PCN prosecutions are like buses it seems. You wait ages then two come along at once, writes Roderick Morton.
Hot on the heels of our note in January’s NAPE newsletter of a PCN (planning contravention notice) prosecution in Ealing comes another PCN prosecution case, this time in Maidenhead. In Russnak-Johnston vs Reading Magistrates and Royal Borough of Windsor and Maidenhead  EWHC 112 (Admin) the High Court was asked to consider the nature of offences relating to failure to complete PCNs fully and providing false or misleading information.
The claimant operated a livery stables on Green Belt land near Maidenhead and may have lived in a caravan on site. The site had planning permission for a limited number of non-commercial stables. Information received by the council suggested the operation was more extensive than authorised. The council issued two PCNs in 2016 asking for information and documents. Notably, the council asked for copies of any commercial livery agreements and asked questions about residential use. Limited responses were received to both PCNs. The council served an enforcement notice in January 2017. The day before the public inquiry in February 2018, the claimant served a bundle of late evidence (including commercial livery agreements) which caused the council to have to withdraw the notice.
In June 2018, the Council prosecuted the claimant for failing to provide the information requested in the PCNs and for making false statements within the PCN responses.
S171C(2) allows a council to serve a PCN requesting “such information…as may be specified in the notice”. Failure to comply with any requirement of a PCN is an offence under s171D(1) TCPA 1990. Provision of false or misleading particulars in response to a PCN is an offence under s171D(5). Both offences are “summary only” offences, meaning that they can only be prosecuted in the Magistrates Court and the summons must be brought within 6 months of the date of the offence.
The prosecutions were brought more than 6 months after the date of the PCN responses but less than 6 months after the date on which the council became aware that the responses were false or incomplete (ie the day before the public inquiry). The claimant said that the council brought the prosecutions too late. The Magistrates disagreed. They held that the 6 months only started when the council became aware of the falsehoods.
The claimant also said that the livery agreements were documents and that the power to request information under the PCN did not include documents as such, only “information”; as such it could not be an offence to fail to provide documents. The Magistrates disagreed.
The case was referred to the High Court on these issues.

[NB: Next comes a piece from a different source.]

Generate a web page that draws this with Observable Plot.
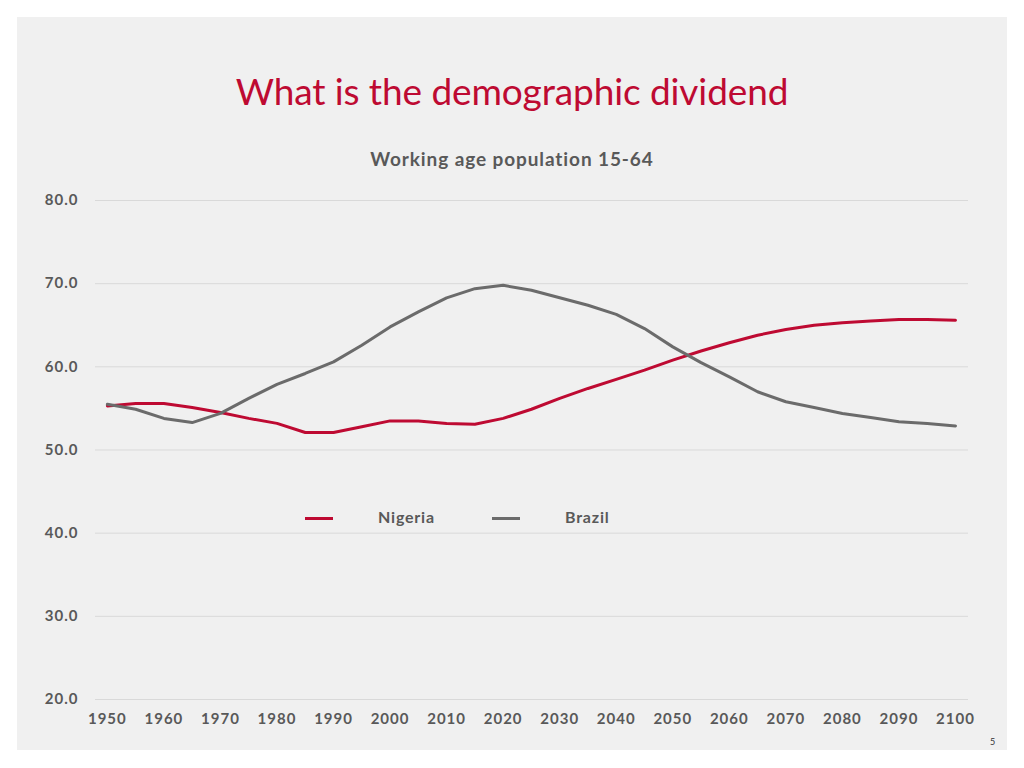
<!DOCTYPE html>
<html>
<head>
<meta charset="utf-8">
<script src="https://cdn.jsdelivr.net/npm/d3@7"></script>
<script src="https://cdn.jsdelivr.net/npm/@observablehq/plot@0.6"></script>
<style>
  html, body { margin: 0; padding: 0; background: #ffffff; }
  #page { position: relative; width: 1024px; height: 768px; overflow: hidden; font-family: Lato, "Open Sans", sans-serif; }
  #panel { position: absolute; left: 17px; top: 17px; width: 990px; height: 733px; background: #f0f0f0; }
  #title { position: absolute; left: 0; width: 1024px; top: 68px; text-align: center; font-size: 37px; color: #be0a32; font-weight: 400; letter-spacing: -0.1px; }
  #subtitle { position: absolute; left: 0; width: 1024px; top: 147px; text-align: center; font-size: 19px; font-weight: 700; color: #595959; letter-spacing: 0.9px; }
  #chart { position: absolute; left: 0; top: 180px; }
  .legend-item { position: absolute; top: 507px; font-size: 16px; font-weight: 700; color: #595959; letter-spacing: 0.8px; }
  .swatch { position: absolute; height: 3px; top: 517px; }
  #pagenum { position: absolute; left: 990px; top: 736px; font-size: 9px; color: #333; }
</style>
</head>
<body>
<div id="page">
  <div id="panel"></div>
  <div id="title">What is the demographic dividend</div>
  <div id="subtitle">Working age population 15-64</div>
  <div id="chart"></div>
  <div class="swatch" style="left:305px;width:28px;background:#be0a32"></div>
  <div class="legend-item" style="left:378px">Nigeria</div>
  <div class="swatch" style="left:492px;width:28px;background:#6b6b6b"></div>
  <div class="legend-item" style="left:565px">Brazil</div>
  <div id="pagenum">5</div>
</div>
<script>
const years = [1950,1955,1960,1965,1970,1975,1980,1985,1990,1995,2000,2005,2010,2015,2020,2025,2030,2035,2040,2045,2050,2055,2060,2065,2070,2075,2080,2085,2090,2095,2100];
const nigeria = [55.3,55.6,55.6,55.1,54.5,53.8,53.2,52.1,52.1,52.8,53.5,53.5,53.2,53.1,53.8,54.9,56.2,57.4,58.5,59.6,60.8,61.9,62.9,63.8,64.5,65.0,65.3,65.5,65.7,65.7,65.6];
const brazil = [55.5,54.9,53.8,53.3,54.4,56.2,57.9,59.2,60.6,62.6,64.8,66.6,68.3,69.4,69.8,69.2,68.3,67.4,66.3,64.6,62.4,60.5,58.8,57.0,55.8,55.1,54.4,53.9,53.4,53.2,52.9];
const seriesNames = ["Nigeria", "Brazil"];
const seriesColors = ["#be0a32", "#6b6b6b"];
const yTicks = [20,30,40,50,60,70,80];
const xTicks = [1950,1960,1970,1980,1990,2000,2010,2020,2030,2040,2050,2060,2070,2080,2090,2100];

const rows = [];
years.forEach((yr, i) => {
  rows.push({year: yr, value: nigeria[i], series: seriesNames[0]});
  rows.push({year: yr, value: brazil[i], series: seriesNames[1]});
});

const chart = Plot.plot({
  width: 1024,
  height: 560,
  marginLeft: 95,
  marginRight: 56,
  marginTop: 20,
  marginBottom: 41,
  style: {background: "transparent", fontFamily: "Lato, 'Open Sans', sans-serif", color: "#595959", overflow: "visible", letterSpacing: "1px"},
  x: {domain: [1947.9, 2102.3], ticks: xTicks, tickFormat: d => String(d), label: null},
  y: {domain: [20, 80], ticks: yTicks, tickFormat: d => d.toFixed(1), label: null},
  color: {domain: seriesNames, range: seriesColors},
  marks: [
    Plot.ruleY(yTicks, {stroke: "#d9d9d9", strokeWidth: 1}),
    Plot.axisX({ticks: xTicks, tickSize: 0, tickPadding: 14, fontSize: 15, fontWeight: 700, fill: "#595959", tickFormat: d => String(d), label: null}),
    Plot.axisY({ticks: yTicks, tickSize: 0, tickPadding: 17, fontSize: 15, fontWeight: 700, fill: "#595959", tickFormat: d => d.toFixed(1), label: null}),
    Plot.line(rows, {x: "year", y: "value", z: "series", stroke: "series", strokeWidth: 3, curve: "linear", strokeLinejoin: "round"})
  ]
});
document.getElementById("chart").appendChild(chart);
</script>
</body>
</html>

The High Court held that the “information” which could be requested under a PCN included any documents. After a wide-ranging review of planning and analogous UK legislation, including the Carnwath Report and the s171 regime, the court concluded that, since the point of a PCN is to obtain information as to the use of the land at an early stage of an investigation, taking a restrictive view as to the meaning of “information” was not justified.
Turning to the issue of time limits, the High Court concluded that the offence under s171D(1) (ie failure to comply with a requirement of the PCN) was a continuing offence, running from the date on which a response was required until such time as a full response was provided. As the claimant had not complied with the PCN requirement to provide documents until the day before the inquiry, the Council had issued the summons in time.

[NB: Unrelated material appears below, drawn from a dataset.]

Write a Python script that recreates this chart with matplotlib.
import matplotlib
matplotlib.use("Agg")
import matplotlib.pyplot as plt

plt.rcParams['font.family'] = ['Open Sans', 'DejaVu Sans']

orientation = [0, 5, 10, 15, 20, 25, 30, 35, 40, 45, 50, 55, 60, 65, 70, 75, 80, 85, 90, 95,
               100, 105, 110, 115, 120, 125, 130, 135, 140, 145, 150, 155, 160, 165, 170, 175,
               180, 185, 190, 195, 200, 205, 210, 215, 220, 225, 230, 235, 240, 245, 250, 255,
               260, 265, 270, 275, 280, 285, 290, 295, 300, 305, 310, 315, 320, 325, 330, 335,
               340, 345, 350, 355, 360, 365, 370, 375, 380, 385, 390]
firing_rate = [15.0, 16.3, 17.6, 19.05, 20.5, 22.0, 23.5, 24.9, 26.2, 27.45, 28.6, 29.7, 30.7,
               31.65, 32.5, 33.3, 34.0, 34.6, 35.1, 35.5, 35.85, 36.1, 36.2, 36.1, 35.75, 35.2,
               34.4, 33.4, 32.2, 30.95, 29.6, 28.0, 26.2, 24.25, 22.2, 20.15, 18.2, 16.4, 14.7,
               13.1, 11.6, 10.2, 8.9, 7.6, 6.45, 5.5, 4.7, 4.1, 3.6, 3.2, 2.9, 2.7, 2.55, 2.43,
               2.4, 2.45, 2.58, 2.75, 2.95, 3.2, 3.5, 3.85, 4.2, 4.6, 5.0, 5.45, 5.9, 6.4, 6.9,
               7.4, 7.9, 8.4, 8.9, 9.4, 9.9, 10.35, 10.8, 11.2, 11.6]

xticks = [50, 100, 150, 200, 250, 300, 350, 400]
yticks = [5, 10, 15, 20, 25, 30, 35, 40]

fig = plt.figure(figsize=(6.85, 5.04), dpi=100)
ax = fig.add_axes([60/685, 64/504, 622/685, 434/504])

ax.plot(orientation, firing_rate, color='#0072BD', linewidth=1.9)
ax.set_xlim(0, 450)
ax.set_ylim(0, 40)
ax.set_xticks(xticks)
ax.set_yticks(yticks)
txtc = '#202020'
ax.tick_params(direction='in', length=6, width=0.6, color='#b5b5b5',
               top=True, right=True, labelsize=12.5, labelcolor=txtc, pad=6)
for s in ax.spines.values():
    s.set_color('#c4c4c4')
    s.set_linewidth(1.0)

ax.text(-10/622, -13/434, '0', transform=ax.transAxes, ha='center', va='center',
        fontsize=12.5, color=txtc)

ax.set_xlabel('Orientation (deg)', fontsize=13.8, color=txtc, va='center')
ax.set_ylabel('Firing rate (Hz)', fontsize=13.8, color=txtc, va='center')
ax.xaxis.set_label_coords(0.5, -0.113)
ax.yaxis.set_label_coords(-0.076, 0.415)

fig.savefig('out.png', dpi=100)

By contrast, the requirement not to give false or misleading particulars in any response was a “once and for all” requirement. As with other summary offences, it runs strictly from the date of the offence (in this case, the date of the PCN response) and not from the date the council finds out about the falsehood. As such, the council was out of time on those offences.
It is easy to forget the need for speed when it comes to PCN prosecutions. The 6 month time limit is strict. There are other areas of law where primary legislation has extended the 6 month limit until the date the enforcing authority had knowledge of the offence. Not so in planning enforcement.
However, this case is good authority that, if the offence can be framed as a failure to provide information, the fact that it is a continuing offence does give some leeway to prosecute even when apparently out of time.
There remains an interesting question as to whether the provision of false information (strict 6 month limit) could also be framed as a failure to provide the correct information (continuing offence).
The case is also helpful in emphasising the broad nature of the information that can be demanded under the PCN. That said, the information requested must still relate to the suspected contravention and should not amount to a fishing expedition.